Task instructions - Without the pictures, print the lines running from the beginning of the material to the line containing "const bandColors = ['#0000ff', '#00ffff', '#00ff00', '#ff0000'];", both ends included.

Dataset excerpt -
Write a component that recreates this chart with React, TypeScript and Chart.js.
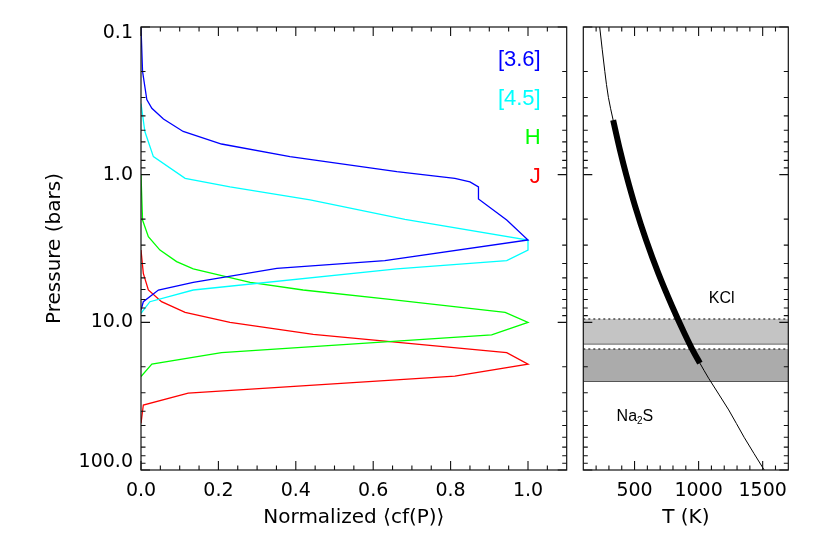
import React, { useEffect, useRef } from 'react';
import { Chart, registerables } from 'chart.js';

Chart.register(...registerables);

const AXIS_FONT = "'DejaVu Sans', Verdana, sans-serif";
const LABEL_FONT = "'Liberation Sans', Arial, Helvetica, sans-serif";

// ---------- Left panel: normalized contribution functions ----------
const bandNames = ['[3.6]', '[4.5]', 'H', 'J'];
const bandColors = ['#0000ff', '#00ffff', '#00ff00', '#ff0000'];

const pressure36 = [0.1, 0.2, 0.31, 0.355, 0.42, 0.51, 0.62, 0.755, 0.955, 1.06, 1.12, 1.21, 1.46, 2.03, 2.77, 3.82, 4.31, 5.36, 6.04, 7.25, 8.25];
const cf36 = [0.0, 0.004, 0.015, 0.028, 0.058, 0.109, 0.208, 0.385, 0.661, 0.811, 0.85, 0.872, 0.872, 0.945, 1.0, 0.63, 0.351, 0.135, 0.045, 0.006, 0.0];

const pressure45 = [0.33, 0.51, 0.755, 1.06, 1.21, 1.48, 2.01, 2.77, 3.24, 3.82, 4.35, 6.04, 7.25, 8.69];
const cf45 = [0.0, 0.01, 0.032, 0.114, 0.23, 0.437, 0.682, 1.0, 1.0, 0.945, 0.661, 0.135, 0.023, 0.0];

const pressureH = [1.0, 2.03, 2.63, 3.24, 3.88, 4.35, 5.36, 6.04, 6.98, 8.55, 10.0, 12.18, 16.06, 19.2, 23.3];
const cfH = [0.0, 0.004, 0.019, 0.049, 0.092, 0.135, 0.282, 0.419, 0.643, 0.941, 1.0, 0.906, 0.208, 0.028, 0.0];

const pressureJ = [3.24, 4.66, 6.04, 7.25, 8.55, 10.0, 12.05, 16.06, 19.2, 23.1, 30.2, 36.3, 48.3];
const cfJ = [0.0, 0.006, 0.019, 0.053, 0.114, 0.23, 0.445, 0.945, 1.0, 0.811, 0.122, 0.006, 0.0];

const bandPressures = [pressure36, pressure45, pressureH, pressureJ];
const bandCf = [cf36, cf45, cfH, cfJ];

// ---------- Right panel: T-P profile and clouds ----------
const profilePressure = [0.1, 0.2, 0.3, 0.427, 0.68, 1.0, 1.65, 2.77, 4.66, 7.84, 11.9, 15.8, 18.9, 23.9, 39.2, 60, 100];
const profileTemperature = [228, 268, 296, 333, 386, 435, 506, 590, 686, 795, 890, 960, 1010, 1078, 1235, 1355, 1512];
const photosphereRange = [0.427, 18.9];

const cloudNames = ['KCl', 'Na2S'];
const cloudTopPressure = [9.49, 15.15];
const cloudBasePressure = [13.95, 25.1];
const cloudFills = ['#c4c4c4', '#ababab'];
const cloudLabelTemperature = [1180, 503];
const cloudLabelPressure = [6.95, 43.5];

// ---------- Axes ----------
const cfRange = [0, 1.1];
const pressureRange = [0.1, 100];
const temperatureRange = [100, 1700];
const cfMajorTicks = [0, 0.2, 0.4, 0.6, 0.8, 1.0];
const cfMinorTicks = [0.05, 0.1, 0.15, 0.25, 0.3, 0.35, 0.45, 0.5, 0.55, 0.65, 0.7, 0.75, 0.85, 0.9, 0.95, 1.05];
const pressureMajorTicks = [0.1, 1, 10, 100];
const pressureTickLabels = ['0.1', '1.0', '10.0', '100.0'];
const pressureMinorTicks = [0.2, 0.3, 0.4, 0.5, 0.6, 0.7, 0.8, 0.9, 2, 3, 4, 5, 6, 7, 8, 9, 20, 30, 40, 50, 60, 70, 80, 90];
const temperatureMajorTicks = [500, 1000, 1500];
const temperatureMinorTicks = [200, 300, 400, 600, 700, 800, 900, 1100, 1200, 1300, 1400, 1600];

function makeFrameTicks(xMajor: number[], xMinor: number[], yMajor: number[], yMinor: number[]) {
  return {
    id: 'frameTicks',
    afterDatasetsDraw(chart: any) {
      const { ctx, chartArea: a, scales } = chart;
      const xs = scales.x;
      const ys = scales.y;
      ctx.save();
      ctx.strokeStyle = '#111';
      ctx.lineWidth = 1.1;
      ctx.beginPath();
      const xTick = (v: number, len: number) => {
        const px = xs.getPixelForValue(v);
        ctx.moveTo(px, a.bottom);
        ctx.lineTo(px, a.bottom - len);
        ctx.moveTo(px, a.top);
        ctx.lineTo(px, a.top + len);
      };
      const yTick = (v: number, len: number) => {
        const py = ys.getPixelForValue(v);
        ctx.moveTo(a.left, py);
        ctx.lineTo(a.left + len, py);
        ctx.moveTo(a.right, py);
        ctx.lineTo(a.right - len, py);
      };
      xMajor.forEach((v) => xTick(v, 9));
      xMinor.forEach((v) => xTick(v, 4.5));
      yMajor.forEach((v) => yTick(v, 9));
      yMinor.forEach((v) => yTick(v, 4.5));
      ctx.stroke();
      ctx.lineWidth = 1.2;
      ctx.strokeRect(a.left, a.top, a.right - a.left, a.bottom - a.top);
      ctx.restore();
    },
  };
}

// y tick labels, kept inside the axis span at both ends (IDL style)
const pressureLabels = {
  id: 'pressureLabels',
  afterDraw(chart: any) {
    const { ctx, chartArea: a, scales } = chart;
    ctx.save();
    ctx.font = `19px ${AXIS_FONT}`;
    ctx.fillStyle = '#000';
    ctx.textAlign = 'right';
    ctx.textBaseline = 'middle';
    pressureMajorTicks.forEach((v, i) => {
      const py = scales.y.getPixelForValue(v);
      const y = Math.min(Math.max(py, a.top + 6), a.bottom - 8);
      ctx.fillText(pressureTickLabels[i], a.left - 8, y);
    });
    ctx.restore();
  },
};

const bandLegend = {
  id: 'bandLegend',
  afterDatasetsDraw(chart: any) {
    const { ctx, chartArea: a } = chart;
    ctx.save();
    ctx.font = `22px ${LABEL_FONT}`;
    ctx.textAlign = 'right';
    ctx.textBaseline = 'middle';
    bandNames.forEach((name, i) => {
      ctx.fillStyle = bandColors[i];
      ctx.fillText(name, a.right - 26, a.top + 33 + i * 39);
    });
    ctx.restore();
  },
};

function drawChemLabel(ctx: CanvasRenderingContext2D, text: string, cx: number, cy: number, size: number) {
  const parts = text.match(/\d+|\D+/g) || [];
  const isSub = (s: string) => /^\d+$/.test(s);
  const fontFor = (s: string) => `${isSub(s) ? Math.round(size * 0.62) : size}px ${LABEL_FONT}`;
  let total = 0;
  const widths = parts.map((p) => {
    ctx.font = fontFor(p);
    const w = ctx.measureText(p).width;
    total += w;
    return w;
  });
  let x = cx - total / 2;
  parts.forEach((p, i) => {
    ctx.font = fontFor(p);
    ctx.fillText(p, x, cy + (isSub(p) ? size * 0.3 : 0));
    x += widths[i];
  });
}

const cloudLabels = {
  id: 'cloudLabels',
  afterDatasetsDraw(chart: any) {
    const { ctx, scales } = chart;
    ctx.save();
    ctx.fillStyle = '#000';
    ctx.textAlign = 'left';
    ctx.textBaseline = 'middle';
    cloudNames.forEach((name, i) => {
      const px = scales.x.getPixelForValue(cloudLabelTemperature[i]);
      const py = scales.y.getPixelForValue(cloudLabelPressure[i]);
      drawChemLabel(ctx, name, px, py, 16);
    });
    ctx.restore();
  },
};

const tickFont = { family: AXIS_FONT, size: 19 };
const titleFont = { family: AXIS_FONT, size: 20 };

export default function App() {
  const leftRef = useRef<HTMLCanvasElement>(null);
  const rightRef = useRef<HTMLCanvasElement>(null);

  useEffect(() => {
    const leftDatasets = bandNames.map((name, i) => ({
      label: name,
      data: bandPressures[i].map((p, k) => ({ x: bandCf[i][k], y: p })),
      borderColor: bandColors[i],
      borderWidth: 1.3,
      pointRadius: 0,
      tension: 0,
      fill: false,
    }));

    const left = new Chart(leftRef.current as HTMLCanvasElement, {
      type: 'line',
      data: { datasets: leftDatasets as any },
      options: {
        responsive: false,
        animation: false,
        devicePixelRatio: 1,
        events: [],
        layout: { padding: { left: 0, right: 8.3, top: 27, bottom: 0 } },
        plugins: { legend: { display: false }, tooltip: { enabled: false } },
        scales: {
          x: {
            type: 'linear',
            min: cfRange[0],
            max: cfRange[1],
            grid: { display: false, drawTicks: false },
            border: { display: false },
            afterBuildTicks: (s: any) => {
              s.ticks = cfMajorTicks.map((v) => ({ value: v }));
            },
            ticks: {
              font: tickFont,
              color: '#000',
              padding: 10,
              maxRotation: 0,
              minRotation: 0,
              autoSkip: false,
              callback: (v: any) => Number(v).toFixed(1),
            },
            title: {
              display: true,
              text: 'Normalized \u27E8cf(P)\u27E9',
              font: titleFont,
              color: '#000',
              padding: { top: 0, bottom: 24 },
            },
            afterFit: (s: any) => {
              s.height = 84;
            },
          },
          y: {
            type: 'logarithmic',
            min: pressureRange[0],
            max: pressureRange[1],
            reverse: true,
            grid: { display: false, drawTicks: false },
            border: { display: false },
            ticks: { display: false },
            title: {
              display: true,
              text: 'Pressure (bars)',
              font: titleFont,
              color: '#000',
              padding: { top: 43, bottom: 0 },
            },
            afterFit: (s: any) => {
              s.width = 141;
            },
          },
        },
      } as any,
      plugins: [makeFrameTicks(cfMajorTicks, cfMinorTicks, pressureMajorTicks, pressureMinorTicks), bandLegend, pressureLabels],
    });

    const profilePoints = profilePressure.map((p, i) => ({ x: profileTemperature[i], y: p }));
    const thickPoints = profilePoints.filter((pt) => pt.y >= photosphereRange[0] && pt.y <= photosphereRange[1]);
    const cloudDatasets: any[] = [];
    cloudNames.forEach((name, i) => {
      cloudDatasets.push({
        label: name + ' top',
        data: [
          { x: temperatureRange[0], y: cloudTopPressure[i] },
          { x: temperatureRange[1], y: cloudTopPressure[i] },
        ],
        borderColor: '#000',
        borderWidth: 1,
        borderDash: [2, 3],
        pointRadius: 0,
        fill: '+1',
        backgroundColor: cloudFills[i],
      });
      cloudDatasets.push({
        label: name + ' base',
        data: [
          { x: temperatureRange[0], y: cloudBasePressure[i] },
          { x: temperatureRange[1], y: cloudBasePressure[i] },
        ],
        borderColor: '#3a3a3a',
        borderWidth: 1.5,
        pointRadius: 0,
        fill: false,
      });
    });

    const right = new Chart(rightRef.current as HTMLCanvasElement, {
      type: 'line',
      data: {
        datasets: [
          {
            label: 'photosphere',
            data: thickPoints,
            indexAxis: 'y',
            borderColor: '#000',
            borderWidth: 6,
            borderCapStyle: 'butt',
            pointRadius: 0,
            cubicInterpolationMode: 'monotone',
            fill: false,
          },
          {
            label: 'profile',
            data: profilePoints,
            indexAxis: 'y',
            borderColor: '#000',
            borderWidth: 1,
            pointRadius: 0,
            cubicInterpolationMode: 'monotone',
            fill: false,
          },
          ...cloudDatasets,
        ] as any,
      },
      options: {
        responsive: false,
        animation: false,
        devicePixelRatio: 1,
        events: [],
        layout: { padding: { left: 0, right: 41.7, top: 27, bottom: 0 } },
        plugins: { legend: { display: false }, tooltip: { enabled: false } },
        scales: {
          x: {
            type: 'linear',
            min: temperatureRange[0],
            max: temperatureRange[1],
            grid: { display: false, drawTicks: false },
            border: { display: false },
            afterBuildTicks: (s: any) => {
              s.ticks = temperatureMajorTicks.map((v) => ({ value: v }));
            },
            ticks: {
              font: tickFont,
              color: '#000',
              padding: 10,
              maxRotation: 0,
              minRotation: 0,
              autoSkip: false,
              callback: (v: any) => String(v),
            },
            title: {
              display: true,
              text: 'T (K)',
              font: titleFont,
              color: '#000',
              padding: { top: 0, bottom: 24 },
            },
            afterFit: (s: any) => {
              s.height = 84;
            },
          },
          y: {
            type: 'logarithmic',
            min: pressureRange[0],
            max: pressureRange[1],
            reverse: true,
            grid: { display: false, drawTicks: false },
            border: { display: false },
            ticks: { display: false },
            afterFit: (s: any) => {
              s.width = 8.3;
            },
          },
        },
      } as any,
      plugins: [makeFrameTicks(temperatureMajorTicks, temperatureMinorTicks, pressureMajorTicks, pressureMinorTicks), cloudLabels],
    });

    return () => {
      left.destroy();
      right.destroy();
    };
  }, []);

  return (
    <div style={{ position: 'absolute', left: 0, top: 0, width: 830, height: 554, background: '#fff' }}>
      <canvas
        ref={leftRef}
        width={575}
        height={554}
        style={{ position: 'absolute', left: 0, top: 0, width: 575, height: 554 }}
      />
      <canvas
        ref={rightRef}
        width={255}
        height={554}
        style={{ position: 'absolute', left: 575, top: 0, width: 255, height: 554 }}
      />
    </div>
  );
}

The result -
Write a component that recreates this chart with React, TypeScript and Chart.js.
import React, { useEffect, useRef } from 'react';
import { Chart, registerables } from 'chart.js';

Chart.register(...registerables);

const AXIS_FONT = "'DejaVu Sans', Verdana, sans-serif";
const LABEL_FONT = "'Liberation Sans', Arial, Helvetica, sans-serif";

// ---------- Left panel: normalized contribution functions ----------
const bandNames = ['[3.6]', '[4.5]', 'H', 'J'];
const bandColors = ['#0000ff', '#00ffff', '#00ff00', '#ff0000'];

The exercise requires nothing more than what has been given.